Newsletter Update

From the Desk of Jeff Brown State Director Communities In Schools of Michigan

Communities In Schools of Michigan: State office update:

Michigan’s graduation rate in 2014 was 76 percent. In the schools with a Communities In Schools (CIS) site manager responsible for connecting students with targeted and sustained services with community partners, the graduation rate in the same school year was 93.1 percent. Resources provided to the CIS state office increase the number of youth being served in Michigan, foster stronger partnerships at the state and local levels garner more resources for student support and ensure a high standard of quality among CIS Michigan affiliates.

Whether or not a student drops out from high school also has an effect on Michigan’s economy.

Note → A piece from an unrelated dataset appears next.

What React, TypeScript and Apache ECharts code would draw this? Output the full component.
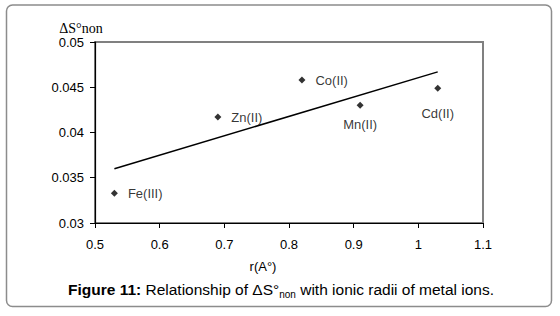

According to the Alliance for Excellent Education (AEE) raising Michigan’s graduation rate to 90% for all students would result in the following annual gains:

• $244 million in increased earnings
• $188 million in increased spending
• $48 million in increased investments
• $632 million in increased home sales
• $24 million in increased auto sales
• 2,150 new jobs
• $328 million in economic growth
• $17 million in increased local tax revenue

Graduation rates are significantly lower in districts with higher percentages of students who are eligible for free or reduced-price lunches (a measure of poverty) in both urban and rural Michigan districts. A large percentage of Michigan’s high school students live in these districts. In Michigan nearly 44% (600,000 school age children) live in poverty.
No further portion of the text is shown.